How is it that the fused gene is silent in most people but gives rise to the feed-forward IIc receptor in some? Usually, the Reese’s Cup gene includes three nucleotides—DNA code letters—that serve as a stop sign, preventing the gene from making the IIc receptor molecule. But in 7 to 15 percent of the population a change in a single nucleotide of this stop sign eliminates its inhibitory effect.

The receptor was not discovered in B cells before, Kimberly says, because the part of it that lies outside the B cell membrane is identical to the IIb receptor. Only the intracellular part of this membrane-spanning protein, which tells the cell how to respond to antibody binding, differs. This difference explains why antibodies can bind readily to both receptors, but with opposite results.

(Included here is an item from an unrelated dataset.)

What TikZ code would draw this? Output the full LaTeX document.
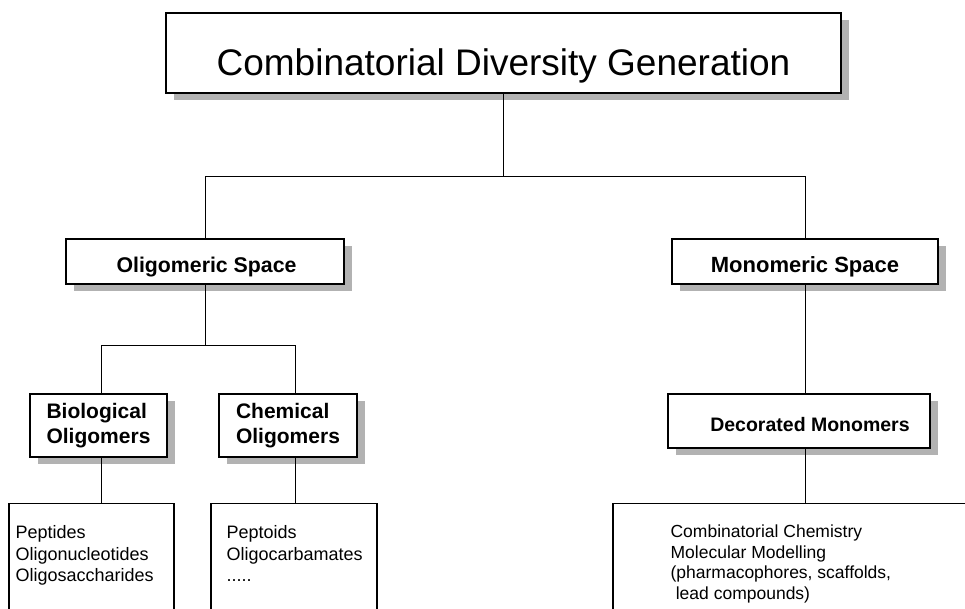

But Jeffrey Ravetch, the Rockefeller University researcher who discovered the existence of Fc receptors and has spent the last several decades characterizing them, says the Science Translational Medicine paper proves nothing. “It’s technically flawed. The conclusions that they draw are not supported by the data they show. It’s lacking controls,” Ravetch told Scientific American in a telephone interview. He criticized nearly every method the researchers used, including the kinds of cells examined in cell-culture studies and the “on switch” the researchers used to activate the genes encoding Fc receptors in laboratory mice as well as the lack of quantitative data showing the amount of gene activity. “If you want to take a swing at the fences, you’d better be prepared to defend yourself,” Ravetch says. “As the authors are well aware, this is a topic for drug development, and those are very important efforts looking at endogenous brakes on the immune system to rein in uncontrolled immune response. If you’re going to take that swing, you want to get it right.”

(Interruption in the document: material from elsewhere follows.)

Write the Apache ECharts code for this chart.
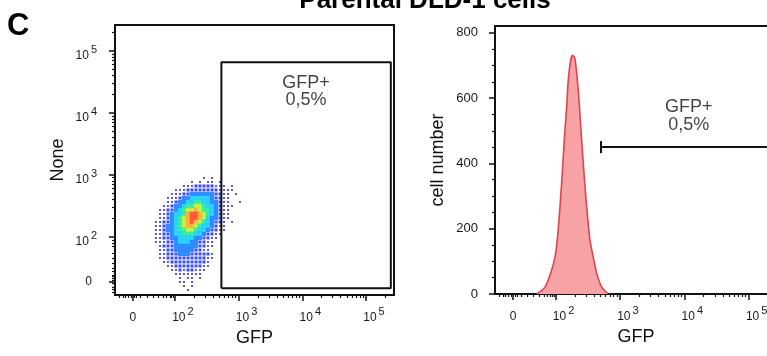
<!DOCTYPE html>
<html>
<head>
<meta charset="utf-8">
<script src="https://cdn.jsdelivr.net/npm/echarts@6/dist/echarts.min.js"></script>
<style>
html, body { margin: 0; padding: 0; background: #fff; }
#chart { width: 767px; height: 356px; }
</style>
</head>
<body>
<div id="chart"></div>
<script>
// axis positions are in "display decades": 2 = 10^2, 3 = 10^3 ... (biexponential scale)
const xMajor = [1.34, 2, 3, 4, 5];
const xMajorText = ['0', '10^2', '10^3', '10^4', '10^5'];
const yMajorDot = [1.27, 2, 3, 4, 5];
const yMajorDotText = ['0', '10^2', '10^3', '10^4', '10^5'];
const countMajor = [0, 200, 400, 600, 800];
// minor ticks in the linear part around zero
const xLinMinor = [1.12, 1.19, 1.22, 1.27, 1.32, 1.37, 1.40, 1.46, 1.56, 1.66, 1.74, 1.82, 1.87, 1.92, 1.95, 1.975];
const yLinMinor = [1.10, 1.15, 1.19, 1.25, 1.30, 1.33, 1.36, 1.38, 1.44, 1.49, 1.57, 1.65, 1.73, 1.84, 1.90, 1.95];

// dot plot density, 0 = empty, 1 = sparse ... 8 = densest
const densX0 = 1.641, densDX = 0.0628;   // GFP of first column, column step
const densY0 = 2.950, densDY = 0.0646;   // None of first row, row step
const densRows = [
  "00000000000001010000000",
  "00000000001010110100000",
  "00000000111222221110100",
  "00000011122222222111100",
  "00000111223333332211010",
  "00001112334444432211000",
  "00001123344554433211001",
  "00011233455665443211100",
  "00112234566765543211000",
  "00112344578876543211000",
  "00112345678876433211000",
  "01122345678765432210100",
  "01123345677654432110000",
  "01123345566544322110000",
  "01122344555443221100000",
  "01122334444332211000000",
  "01112234443322110000000",
  "00122233333322110000000",
  "00112233333221100000000",
  "00112223332222210000000",
  "00112222222222110000000",
  "00011222222222100000000",
  "00001122222221100000000",
  "00000112122111000000000",
  "00000011111110000000000",
  "00000001011010000000000",
  "00000001101000000000000",
  "00000000101000000000000",
  "00000000010000000000000"
];
const dotGateX = [2.73, 5.39];
const dotGateY = [1.17, 4.82];

// histogram
const histGFP = [1.712, 1.836, 1.925, 1.992, 2.027, 2.069, 2.105, 2.136, 2.173, 2.198, 2.235, 2.267,
                 2.302, 2.353, 2.406, 2.442, 2.484, 2.535, 2.586, 2.639, 2.717, 2.819];
const histCount = [0, 21, 64, 113, 165, 266, 370, 471, 573, 655, 716, 731,
                   721, 624, 471, 370, 266, 165, 113, 64, 21, 0];
const histGateX = [2.706, 5.6];
const histGateCount = 450;
const gateLabel = 'GFP+\n0,5%';

const FONT = 'Arial, "Liberation Sans", Helvetica, sans-serif';
const INK = '#111';
const dotColors = [null, '#2b2bd0', '#0a1eff', '#0070ff', '#00c8ff', '#10e890', '#b8f020', '#ffa020', '#ff3a10'];
const dotSizes = [0, 2, 3, 4.2, 4.6, 4.6, 4.6, 4.6, 4.6];

var myChart = echarts.init(document.getElementById('chart'));

function logMinor(hi) {
    let out = [];
    for (let d = 2; d <= 5; d++) {
        for (let k = 2; k <= 9; k++) {
            let v = d + Math.log10(k);
            if (v < hi) out.push(v);
        }
    }
    return out;
}

let densData = [];
densRows.forEach((row, r) => {
    for (let c = 0; c < row.length; c++) {
        let l = +row[c];
        if (l) densData.push([densX0 + c * densDX, densY0 - r * densDY, l]);
    }
});

let histData = histGFP.map((x, i) => [x, histCount[i]]);

function decadeText(major, text) {
    return function (v) {
        let i = major.findIndex(m => Math.abs(m - v) < 0.005);
        let t = i < 0 ? '' : text[i];
        if (t === '0') return '{z|0}';
        return t.replace(/10\^(\d)/, '{b|10}{s|$1}');
    };
}

const xRich = {
    z: { fontSize: 12, lineHeight: 24, color: '#1a1a1a', fontFamily: FONT },
    b: { fontSize: 12, padding: [0, 0, 0, 16], color: '#1a1a1a', fontFamily: FONT },
    s: { fontSize: 11, padding: [0, 0, 12, 2], color: '#1a1a1a', fontFamily: FONT }
};
const yRich = {
    z: { fontSize: 12, padding: [0, 5, 0, 0], color: '#1a1a1a', fontFamily: FONT },
    b: { fontSize: 12, padding: [10, 0, 0, 0], color: '#1a1a1a', fontFamily: FONT },
    s: { fontSize: 11, padding: [0, 0, 2, 2], color: '#1a1a1a', fontFamily: FONT }
};
const nameStyle = { fontSize: 18, color: INK, fontFamily: FONT };
const axisLine = { show: true, onZero: false, lineStyle: { color: INK, width: 2 } };

function majorX(grid, min, max) {
    return {
        type: 'value', gridIndex: grid, position: 'bottom', min: min, max: max,
        axisLine: axisLine,
        axisTick: { customValues: xMajor, length: 6, lineStyle: { color: INK, width: 1.5 } },
        axisLabel: { customValues: xMajor, formatter: decadeText(xMajor, xMajorText), rich: xRich, margin: 11 },
        splitLine: { show: false },
        name: 'GFP', nameLocation: 'middle', nameGap: 34, nameTextStyle: nameStyle
    };
}
function minorAxis(grid, pos, min, max, ticks) {
    return {
        type: 'value', gridIndex: grid, position: pos, min: min, max: max,
        axisLine: { show: false },
        axisTick: { customValues: ticks, length: 3, lineStyle: { color: INK, width: 1.2 } },
        axisLabel: { show: false },
        splitLine: { show: false }
    };
}

myChart.setOption({
    animation: false,
    backgroundColor: '#fff',
    textStyle: { fontFamily: FONT },
    graphic: [
        { type: 'text', x: 7, y: 26, style: { text: 'C', font: 'bold 31px ' + FONT, fill: '#000', verticalAlign: 'middle' } },
        { type: 'text', x: 425, y: 1, style: { text: 'Parental DLD-1 cells', font: 'bold 26px ' + FONT, fill: '#000', align: 'center', verticalAlign: 'middle' } }
    ],
    grid: [
        { left: 115, top: 25, width: 279, height: 270, show: true, borderColor: INK, borderWidth: 2, outerBoundsMode: 'none' },
        { left: 495, top: 26, width: 282, height: 268, show: true, borderColor: INK, borderWidth: 2, outerBoundsMode: 'none' }
    ],
    xAxis: [
        majorX(0, 1.06, 5.44),
        minorAxis(0, 'bottom', 1.06, 5.44, xLinMinor.concat(logMinor(5.44))),
        majorX(1, 1.06, 5.44),
        minorAxis(1, 'bottom', 1.06, 5.44, xLinMinor.concat(logMinor(5.44)))
    ],
    yAxis: [
        {
            type: 'value', gridIndex: 0, position: 'left', min: 1.06, max: 5.42,
            axisLine: axisLine,
            axisTick: { customValues: yMajorDot, length: 6, lineStyle: { color: INK, width: 1.5 } },
            axisLabel: { customValues: yMajorDot, formatter: decadeText(yMajorDot, yMajorDotText), rich: yRich, margin: 18 },
            splitLine: { show: false },
            name: 'None', nameLocation: 'middle', nameGap: 48, nameTextStyle: nameStyle
        },
        minorAxis(0, 'left', 1.06, 5.42, yLinMinor.concat(logMinor(5.42))),
        {
            type: 'value', gridIndex: 1, position: 'left', min: 0, max: 821,
            axisLine: axisLine,
            axisTick: { customValues: countMajor, length: 6, lineStyle: { color: INK, width: 1.5 } },
            axisLabel: { customValues: countMajor, fontSize: 13, color: '#1a1a1a', margin: 17 },
            splitLine: { show: false },
            name: 'cell number', nameLocation: 'middle', nameGap: 48, nameTextStyle: nameStyle
        },
        minorAxis(1, 'left', 0, 821, [50, 100, 150, 250, 300, 350, 450, 500, 550, 650, 700, 750])
    ],
    series: [
        {
            type: 'scatter', xAxisIndex: 0, yAxisIndex: 0, data: densData,
            symbol: 'rect',
            symbolSize: v => dotSizes[v[2]],
            itemStyle: { color: p => dotColors[p.value[2]] },
            silent: true
        },
        {
            // gate rectangle
            type: 'line', xAxisIndex: 0, yAxisIndex: 0, symbol: 'none', z: 5,
            data: [[dotGateX[0], dotGateY[0]], [dotGateX[1], dotGateY[0]], [dotGateX[1], dotGateY[1]],
                   [dotGateX[0], dotGateY[1]], [dotGateX[0], dotGateY[0]]],
            lineStyle: { color: INK, width: 2 }
        },
        {
            type: 'scatter', xAxisIndex: 0, yAxisIndex: 0, symbolSize: 0, z: 6,
            data: [[(dotGateX[0] + dotGateX[1]) / 2, dotGateY[1]]],
            label: { show: true, position: 'bottom', distance: 12, formatter: gateLabel,
                     fontSize: 18, lineHeight: 17, color: INK, fontFamily: FONT }
        },
        {
            type: 'line', xAxisIndex: 2, yAxisIndex: 2, data: histData,
            smooth: 0.25, symbol: 'none',
            lineStyle: { color: '#e0434c', width: 1.6 },
            areaStyle: { color: '#f7a2a5', opacity: 1 }
        },
        {
            // gate bracket
            type: 'line', xAxisIndex: 2, yAxisIndex: 2, z: 5,
            data: [
                { value: [histGateX[0], histGateCount], symbol: 'rect', symbolSize: [2, 12] },
                { value: [histGateX[1], histGateCount], symbol: 'none' }
            ],
            lineStyle: { color: INK, width: 2 },
            itemStyle: { color: INK }
        },
        {
            type: 'scatter', xAxisIndex: 2, yAxisIndex: 2, symbolSize: 0, z: 6,
            data: [[4.07, histGateCount]],
            label: { show: true, position: 'top', distance: 13, formatter: gateLabel,
                     fontSize: 18, lineHeight: 18, color: INK, fontFamily: FONT }
        }
    ]
});
</script>
</body>
</html>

Kimberly disagrees with Ravetch's objection, saying both the mouse and human data was quantitative, and noted that because mice don't make the IIc receptor, it was impossible to use the mouse's own "on switch" to activate the receptor, as Ravetch contends.

If the Alabama team’s result holds up, it could, they say, help to explain not only why some people overproduce antibodies that are bad for them, but also why some with autoimmune disorder do not respond to treatments meant to bind to and activate the inhibitory IIb receptors. If the drugs also activate IIc receptors, they could pump up antibody production as much as they dampened it. “There are always patients who don’t respond to any therapy,” says Jeffrey Edberg, a co-author on the paper. “That’s been one of the biggest issues in the field—to try to figure out why some people respond and others don’t.”

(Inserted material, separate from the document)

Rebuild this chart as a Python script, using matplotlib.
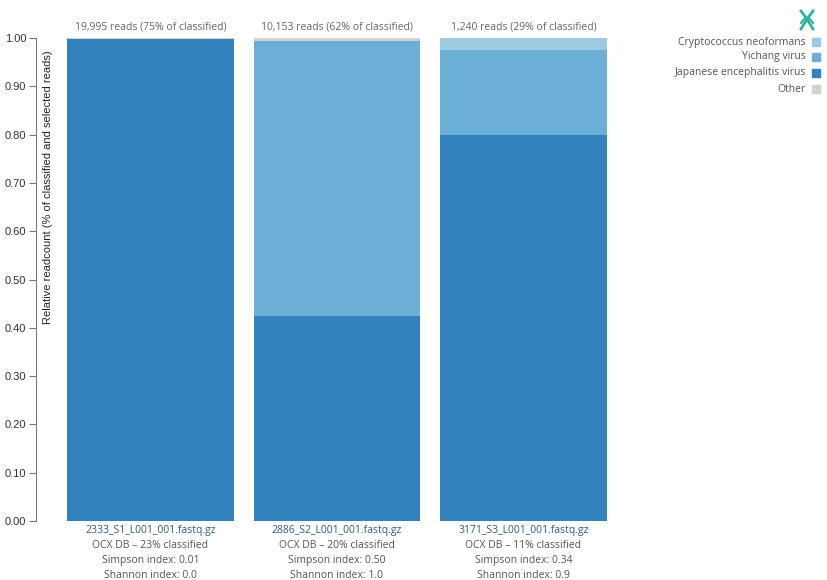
import matplotlib
matplotlib.use("Agg")
import matplotlib.pyplot as plt
from matplotlib.patches import Rectangle
import numpy as np

# data
samples = ['2333_S1_L001_001.fastq.gz', '2886_S2_L001_001.fastq.gz', '3171_S3_L001_001.fastq.gz']
read_labels = ['19,995 reads (75% of classified)', '10,153 reads (62% of classified)',
               '1,240 reads (29% of classified)']
db_labels = ['OCX DB \u2013 23% classified', 'OCX DB \u2013 20% classified', 'OCX DB \u2013 11% classified']
simpson = ['0.01', '0.50', '0.34']
shannon = ['0.0', '1.0', '0.9']

species = ['Japanese encephalitis virus', 'Yichang virus', 'Cryptococcus neoformans', 'Other']
jev = [0.998, 0.424, 0.800]
yichang = [0.000, 0.570, 0.175]
crypto = [0.000, 0.000, 0.025]
other = [0.002, 0.006, 0.000]
colors = ['#3182bd', '#6baed6', '#9ecae1', '#d4d2cb']

text_font = ['Open Sans', 'DejaVu Sans']
tick_font = ['Liberation Sans', 'DejaVu Sans']

fig = plt.figure(figsize=(8.28, 5.8), dpi=100)
ax = fig.add_axes([36 / 828, 1 - 521 / 580, (607 - 36) / 828, (521 - 38) / 580])

x = np.arange(len(samples))
width = 0.895
bottom = np.zeros(len(samples))
for vals, col in zip([jev, yichang, crypto, other], colors):
    ax.bar(x, vals, width=width, bottom=bottom, color=col, linewidth=0)
    bottom += np.array(vals)

ax.set_xlim(-0.614, 2.448)
ax.set_ylim(0, 1)
ax.set_yticks(np.arange(0, 1.01, 0.1))
ax.set_yticklabels(['%.2f' % v for v in np.arange(0, 1.01, 0.1)], fontfamily=tick_font, fontsize=8, color='#333333')
ax.set_xticks([])
for s in ['top', 'right', 'bottom']:
    ax.spines[s].set_visible(False)
ax.spines['left'].set_color('#777777')
ax.tick_params(axis='y', length=5, width=0.8, color='#777777', pad=2)

ax.text(0.021, 0.975, 'Relative readcount (% of classified and selected reads)', transform=ax.transAxes,
        rotation=90, ha='center', va='top', fontsize=8, fontfamily=tick_font, color='#222222')

# labels above and below each bar
px = 1.0 / 483  # one pixel in data units on y
for i in range(len(samples)):
    ax.text(x[i], 1.012, read_labels[i], ha='center', va='bottom', fontsize=7.5,
            fontfamily=text_font, color='#666666')
    lines = [(samples[i], '#2f5d80'), (db_labels[i], '#555555'),
             ('Simpson index: ' + simpson[i], '#555555'), ('Shannon index: ' + shannon[i], '#555555')]
    for j, (t, c) in enumerate(lines):
        ax.text(x[i], -(10 + j * 14.7) * px, t, ha='center', va='center', fontsize=7.5,
                fontfamily=text_font, color=c, clip_on=False)

# legend, top right
leg_y = [42, 57, 73, 89]
leg_order = [2, 1, 0, 3]
for yy, k in zip(leg_y, leg_order):
    fig.text(806 / 828, 1 - yy / 580, species[k], ha='right', va='center', fontsize=7.5,
             fontfamily=text_font, color='#555555')
    fig.patches.append(Rectangle((812 / 828, 1 - (yy + 4) / 580), 8 / 828, 8 / 580,
                                 transform=fig.transFigure, color=colors[k], figure=fig))

# small logo
lx, ly = 807, 20
teal = '#2bb3a0'
for dx in (-1, 1):
    fig.lines.append(plt.Line2D([(lx + dx * 6) / 828, lx / 828, (lx + dx * 6) / 828],
                                [1 - (ly - 9) / 580, 1 - (ly - 1) / 580, 1 - (ly + 9) / 580],
                                transform=fig.transFigure, color=teal, linewidth=2))
    fig.lines.append(plt.Line2D([(lx + dx * 2) / 828, (lx + dx * 6) / 828],
                                [1 - (ly - 2) / 580, 1 - (ly + 3) / 580],
                                transform=fig.transFigure, color=teal, linewidth=1.5))

fig.savefig('out.png', dpi=100)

But whether the work will end up helping people with autoimmune disorders remains an open question. Bassil Dahiyat, president and CEO of Xencor, which has engineered antibodies to interact with the IIb receptor, points out that in studies of patients with lupus and rheumatoid arthritis the company has so far seen nothing to indicate that its engineered antibodies are causing B cells to make more antibodies. Rather, across the board, they see strong B cell suppression, he notes.

Still, if IIc receptor does play a role in B cell antibody production, then testing for its activity could potentially help Xencor and other gene therapy companies that are targeting B cells determine the best candidates for treatment with their products.

“Wouldn’t it be fantastic if we could see which patients would respond to different drugs?” Dahiyat says. That would be an important tool, he adds. “It’s fantastic to see these pieces come together.”